Sometimes the smallest thing – like a misplaced comma – can cost a company a lot. In one case it is an estimated $10 million.
This happened after Oakhurst Dairy in Portland, ME, was sued in 2014 by three of its truck drivers, who accused their employer of failing to pay overtime as required by state law.
The case boiled down to the lack of a serial comma, also called an Oxford comma, as it appears in “planes, trains, and automobiles” instead of “planes, trains and automobiles.”
(In this publication we have dropped the serial comma with one exception: when the items come in dual sets, such as “helicopters, planes, passenger and freight trains, and automobiles and trucks.”)
The Maine overtime law does not apply to “The canning, processing, preserving, freezing, drying, marketing, storing, packing for shipment or distribution of: (1) Agricultural produce; (2) Meat and fish products; and (3) Perishable foods.”

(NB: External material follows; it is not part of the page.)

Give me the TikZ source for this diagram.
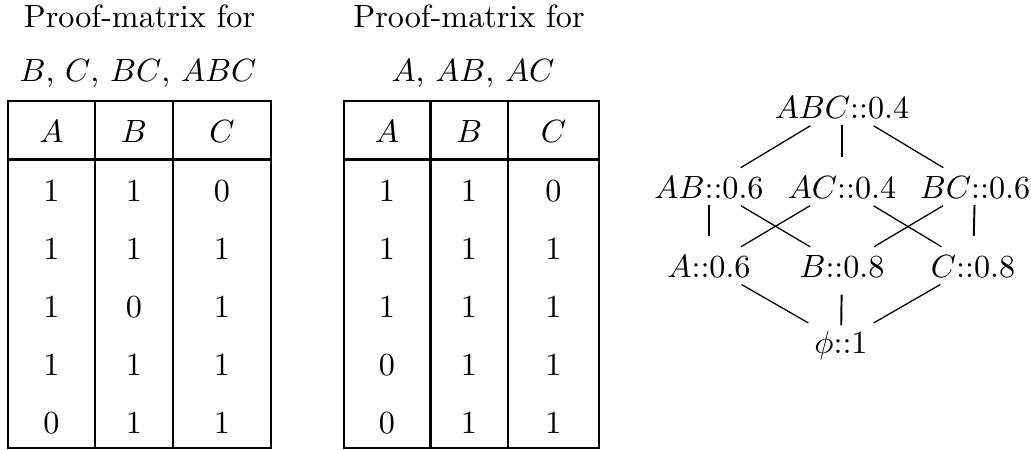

Does the law exempt the distribution of the three categories that follow, or does it mean to exempt packing (which the drivers don’t do) separately?
“Whether the drivers were subject to a law that had denied them thousands of dollars a year depended entirely on how the sentence was read,” notes Daniel Victor, writing in the New York Times (which doesn’t use the serial comma, either).
If the law had included a comma following “shipment” it might have been clear that it exempted the distribution of perishable foods.
A federal appeals court on March 13 sided with the drivers, saying the absence of a comma produced enough uncertainty to rule in their favor.
Perhaps providing basis for an appeal is the fact that the law follows guidelines set by the Maine legislature, which tell lawmakers not to use the Oxford comma. Don’t write “trailers, semitrailers, and pole trailers,” it instructs – instead, write “trailers, semitrailers and pole trailers.”